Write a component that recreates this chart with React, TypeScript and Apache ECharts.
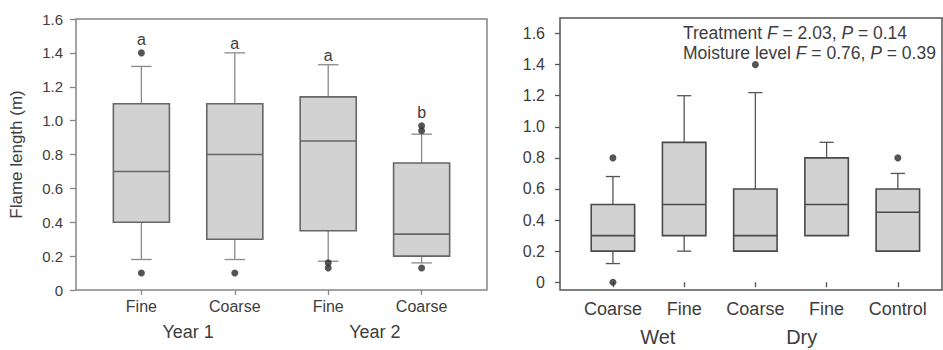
import React, { useEffect, useRef } from "react";
import * as echarts from "echarts";

// ---------- data ----------
const yearCategories = ["Fine", "Coarse", "Fine", "Coarse"];
const yearGroups = ["Year 1", "Year 2"];
const yearGroupAt = [1.5, 3.5];
// [lower whisker, Q1, median, Q3, upper whisker]
const yearBoxes = [
  [0.18, 0.4, 0.7, 1.1, 1.32],
  [0.18, 0.3, 0.8, 1.1, 1.4],
  [0.17, 0.35, 0.88, 1.14, 1.33],
  [0.16, 0.2, 0.33, 0.75, 0.92],
];
const yearOutliers = [[1.4, 0.1], [0.1], [0.16, 0.13], [0.97, 0.94, 0.13]];
const yearLetters = ["a", "a", "a", "b"];

const moistCategories = ["Coarse", "Fine", "Coarse", "Fine", "Control"];
const moistGroups = ["Wet", "Dry"];
const moistGroupAt = [1.63, 3.65];
const moistBoxes = [
  [0.12, 0.2, 0.3, 0.5, 0.68],
  [0.2, 0.3, 0.5, 0.9, 1.2],
  [0.2, 0.2, 0.3, 0.6, 1.22],
  [0.3, 0.3, 0.5, 0.8, 0.9],
  [0.2, 0.2, 0.45, 0.6, 0.7],
];
const moistOutliers = [[0.8, 0], [], [1.4], [], [0.8]];

const yTicks = [0, 0.2, 0.4, 0.6, 0.8, 1.0, 1.2, 1.4, 1.6];
const statLines = [
  "Treatment {i|F} = 2.03, {i|P} = 0.14",
  "Moisture level {i|F} = 0.76, {i|P} = 0.39",
];

// ---------- helpers ----------
const FONT = "Liberation Sans, Arial, Helvetica, sans-serif";
const TEXT = "#3d3d3d";

function boxRender(halfW: number, capHalf: number, frame: string, whisker: string, letters?: string[], outliers?: number[][]) {
  return (params: any, api: any) => {
    const x = api.value(0);
    const lo = api.value(1), q1 = api.value(2), med = api.value(3), q3 = api.value(4), hi = api.value(5);
    const [xl, yq3] = api.coord([x - halfW, q3]);
    const [xr, yq1] = api.coord([x + halfW, q1]);
    const [xc, ymed] = api.coord([x, med]);
    const yhi = api.coord([x, hi])[1];
    const ylo = api.coord([x, lo])[1];
    const cap = api.size([capHalf * 2, 0])[0] / 2;
    const children: any[] = [];
    const wStyle = { stroke: whisker, lineWidth: 1.3, fill: null };
    if (hi > q3) {
      children.push({ type: "line", shape: { x1: xc, y1: yhi, x2: xc, y2: yq3 }, style: wStyle });
      children.push({ type: "line", shape: { x1: xc - cap, y1: yhi, x2: xc + cap, y2: yhi }, style: wStyle });
    }
    if (lo < q1) {
      children.push({ type: "line", shape: { x1: xc, y1: yq1, x2: xc, y2: ylo }, style: wStyle });
      children.push({ type: "line", shape: { x1: xc - cap, y1: ylo, x2: xc + cap, y2: ylo }, style: wStyle });
    }
    children.push({
      type: "rect",
      shape: { x: xl, y: yq3, width: xr - xl, height: yq1 - yq3 },
      style: { fill: "#d2d2d2", stroke: frame, lineWidth: 1.6 },
    });
    children.push({ type: "line", shape: { x1: xl, y1: ymed, x2: xr, y2: ymed }, style: { stroke: frame, lineWidth: 1.6 } });
    if (letters) {
      const outs = outliers ? outliers[params.dataIndex] : [];
      const maxOut = outs.length ? Math.max(...outs) : -Infinity;
      let topY = yhi - 1;
      if (maxOut > hi) topY = api.coord([x, maxOut])[1] - 5;
      children.push({
        type: "text",
        style: {
          text: letters[params.dataIndex],
          x: xc,
          y: topY,
          align: "center",
          verticalAlign: "bottom",
          fontSize: 16,
          fontFamily: FONT,
          fill: TEXT,
        },
      });
    }
    return { type: "group", children };
  };
}

function outlierPoints(outs: number[][]) {
  const pts: number[][] = [];
  outs.forEach((arr, i) => arr.forEach((v) => pts.push([i + 1, v])));
  return pts;
}

export default function App() {
  const ref = useRef<HTMLDivElement>(null);
  useEffect(() => {
    if (!ref.current) return;
    const chart = echarts.init(ref.current, undefined, { renderer: "svg" });
    const yFmt = (v: number) => (Math.abs(v) < 1e-9 ? "0" : v.toFixed(1));
    const catIdx = [1, 2, 3, 4];
    const catIdx5 = [1, 2, 3, 4, 5];
    chart.setOption({
      animation: false,
      backgroundColor: "#fff",
      textStyle: { fontFamily: FONT },
      grid: [
        { left: 76, top: 19, width: 411, height: 271, show: true, borderColor: "#858585", borderWidth: 1.5, backgroundColor: "transparent" },
        { left: 560, top: 18, width: 382, height: 272, show: true, borderColor: "#555", borderWidth: 1.5, backgroundColor: "transparent" },
      ],
      xAxis: [
        {
          gridIndex: 0, type: "value", min: 0.3, max: 4.7,
          axisLine: { show: false }, splitLine: { show: false },
          axisTick: { show: true, length: 5, customValues: catIdx, lineStyle: { color: "#858585", width: 1.3 } },
          axisLabel: { customValues: catIdx, margin: 8, fontSize: 16, color: TEXT, fontFamily: FONT, formatter: (v: number) => yearCategories[Math.round(v) - 1] },
        },
        {
          gridIndex: 0, type: "value", min: 0.3, max: 4.7, position: "bottom",
          axisLine: { show: false }, splitLine: { show: false }, axisTick: { show: false },
          axisLabel: { customValues: yearGroupAt, margin: 33, fontSize: 18, color: TEXT, fontFamily: FONT, formatter: (v: number) => yearGroups[yearGroupAt.indexOf(v)] },
        },
        {
          gridIndex: 1, type: "value", min: 0.257, max: 5.62,
          axisLine: { show: false }, splitLine: { show: false },
          axisTick: { show: true, length: 5, customValues: catIdx5, lineStyle: { color: "#555", width: 1.3 } },
          axisLabel: { customValues: catIdx5, margin: 10, fontSize: 18, color: TEXT, fontFamily: FONT, formatter: (v: number) => moistCategories[Math.round(v) - 1] },
        },
        {
          gridIndex: 1, type: "value", min: 0.257, max: 5.62, position: "bottom",
          axisLine: { show: false }, splitLine: { show: false }, axisTick: { show: false },
          axisLabel: { customValues: moistGroupAt, margin: 37, fontSize: 20, color: TEXT, fontFamily: FONT, formatter: (v: number) => moistGroups[moistGroupAt.indexOf(v)] },
        },
      ],
      yAxis: [
        {
          gridIndex: 0, type: "value", min: 0, max: 1.6, interval: 0.2,
          name: "Flame length (m)", nameLocation: "middle", nameGap: 51,
          nameTextStyle: { fontSize: 17, color: TEXT, fontFamily: FONT },
          axisLine: { show: false }, splitLine: { show: false },
          axisTick: { show: true, length: 6, lineStyle: { color: "#858585", width: 1.3 } },
          axisLabel: { margin: 13, fontSize: 15, color: TEXT, fontFamily: FONT, formatter: yFmt },
        },
        {
          gridIndex: 1, type: "value", min: -0.05, max: 1.7,
          axisLine: { show: false }, splitLine: { show: false },
          axisTick: { show: true, length: 5, customValues: yTicks, lineStyle: { color: "#555", width: 1.3 } },
          axisLabel: { customValues: yTicks, margin: 15, fontSize: 16, color: TEXT, fontFamily: FONT, formatter: yFmt },
        },
      ],
      series: [
        {
          type: "custom", xAxisIndex: 0, yAxisIndex: 0,
          renderItem: boxRender(0.3, 0.11, "#666", "#8a8a8a", yearLetters, yearOutliers),
          encode: { x: 0, y: [1, 2, 3, 4, 5] },
          data: yearBoxes.map((b, i) => [i + 1, ...b]),
          z: 2,
        },
        {
          type: "scatter", xAxisIndex: 0, yAxisIndex: 0, symbol: "circle", symbolSize: 7,
          itemStyle: { color: "#2a2a2a" }, data: outlierPoints(yearOutliers), z: 3,
        },
        {
          type: "custom", xAxisIndex: 2, yAxisIndex: 1,
          renderItem: boxRender(0.305, 0.1, "#4a4a4a", "#555"),
          encode: { x: 0, y: [1, 2, 3, 4, 5] },
          data: moistBoxes.map((b, i) => [i + 1, ...b]),
          z: 2,
        },
        {
          type: "scatter", xAxisIndex: 2, yAxisIndex: 1, symbol: "circle", symbolSize: 7,
          itemStyle: { color: "#2a2a2a" }, data: outlierPoints(moistOutliers), z: 3,
        },
      ],
      graphic: [
        {
          type: "text", left: 683, top: 23, z: 10,
          style: {
            text: statLines.join("\n"),
            fontSize: 17.5, fontFamily: FONT, fill: TEXT, lineHeight: 20,
            rich: { i: { fontStyle: "italic", fontSize: 17.5, fontFamily: FONT, fill: TEXT, lineHeight: 20 } },
          },
        },
      ],
    });
    return () => chart.dispose();
  }, []);
  return <div ref={ref} style={{ position: "fixed", left: 0, top: 0, width: 943, height: 350 }} />;
}
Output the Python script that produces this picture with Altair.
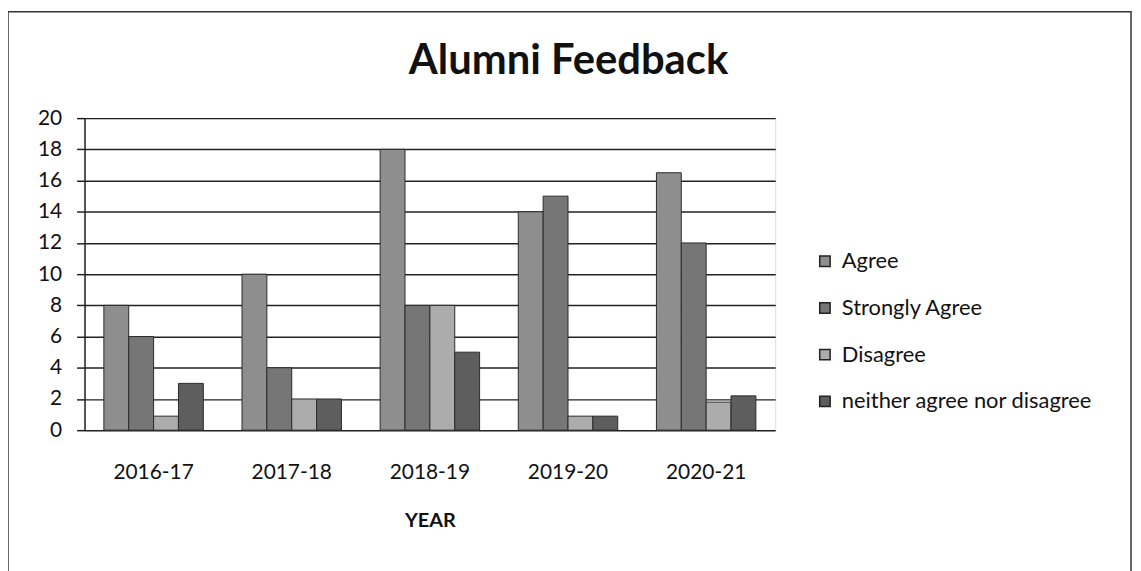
import altair as alt
import pandas as pd

years = ["2016-17", "2017-18", "2018-19", "2019-20", "2020-21"]
series = ["Agree", "Strongly Agree", "Disagree", "neither agree nor disagree"]
agree = [8, 10, 18, 14, 16.5]
strongly_agree = [6, 4, 8, 15, 12]
disagree = [0.9, 2, 8, 0.9, 1.8]
neither = [3, 2, 5, 0.9, 2.2]
colors = ["#8e8e8e", "#767676", "#acacac", "#5e5e5e"]
chart_title = "Alumni Feedback"

rows = []
for i, y in enumerate(years):
    for s, vals in zip(series, [agree, strongly_agree, disagree, neither]):
        rows.append({"Year": y, "Series": s, "Value": vals[i]})
df = pd.DataFrame(rows)

FONT = "Lato"
W, H = 695, 314
PAD_L, PAD_T, PAD_R, PAD_B = 77, 109, 360, 160

bars = alt.Chart(df).mark_bar(stroke="#2a2a2a", strokeWidth=1).encode(
    x=alt.X("Year:N", sort=years,
            scale=alt.Scale(paddingInner=0.28, paddingOuter=0.14),
            axis=alt.Axis(title="YEAR", labelAngle=0, labelFontSize=21, labelFont=FONT,
                          labelColor="#111", labelPadding=32, ticks=False, domain=False,
                          titleFontSize=20, titleFont=FONT, titleFontWeight="bold",
                          titleColor="#111", titlePadding=28)),
    xOffset=alt.XOffset("Series:N", sort=series),
    y=alt.Y("Value:Q", scale=alt.Scale(domain=[0, 20]),
            axis=alt.Axis(title=None, values=list(range(0, 21, 2)), labelFontSize=21,
                          labelFont=FONT, labelColor="#111", tickSize=8, tickColor="#222",
                          tickWidth=1.5, domainColor="#222", domainWidth=1.5,
                          gridColor="#222", gridWidth=1.5, labelPadding=15)),
    color=alt.Color("Series:N", sort=series,
                    scale=alt.Scale(domain=series, range=colors),
                    legend=alt.Legend(title=None, orient="none", legendX=734, legendY=133,
                                      symbolType="square", symbolSize=110,
                                      symbolStrokeColor="#222", symbolStrokeWidth=1.5,
                                      labelFontSize=22, labelFont=FONT, labelColor="#111",
                                      rowPadding=25, labelLimit=400, labelOffset=6)),
)

frame = alt.Chart(pd.DataFrame({"f": [0]})).mark_rect(
    fill=None, stroke="#333", strokeWidth=1.5
).encode(
    x=alt.value(-PAD_L), x2=alt.value(W + PAD_R - 2),
    y=alt.value(-PAD_T + 2), y2=alt.value(H + PAD_B + 20),
)

title = alt.Chart(pd.DataFrame({"t": [chart_title]})).mark_text(
    fontSize=42, font=FONT, fontWeight="bold", color="#111",
    align="center", baseline="alphabetic"
).encode(
    text="t:N", x=alt.value(487), y=alt.value(-44),
)

chart = alt.layer(frame, bars, title).properties(
    width=W, height=H,
    autosize=alt.AutoSizeParams(type="none"),
    padding={"left": PAD_L, "top": PAD_T, "right": PAD_R, "bottom": PAD_B},
).configure_view(stroke=None).configure(background="white")

chart.save("out.html", embed_options={"renderer": "svg", "actions": False})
☆ ☆ ☆
Given task:
Look above for the line with "Output the Python"; quote it and every line after it, stopping after the line with "PAD_L, PAD_T, PAD_R, PAD_B", exactly, with nothing added and without pictures.

Answer to this task:
Output the Python script that produces this picture with Altair.
import altair as alt
import pandas as pd

years = ["2016-17", "2017-18", "2018-19", "2019-20", "2020-21"]
series = ["Agree", "Strongly Agree", "Disagree", "neither agree nor disagree"]
agree = [8, 10, 18, 14, 16.5]
strongly_agree = [6, 4, 8, 15, 12]
disagree = [0.9, 2, 8, 0.9, 1.8]
neither = [3, 2, 5, 0.9, 2.2]
colors = ["#8e8e8e", "#767676", "#acacac", "#5e5e5e"]
chart_title = "Alumni Feedback"

rows = []
for i, y in enumerate(years):
    for s, vals in zip(series, [agree, strongly_agree, disagree, neither]):
        rows.append({"Year": y, "Series": s, "Value": vals[i]})
df = pd.DataFrame(rows)

FONT = "Lato"
W, H = 695, 314
PAD_L, PAD_T, PAD_R, PAD_B = 77, 109, 360, 160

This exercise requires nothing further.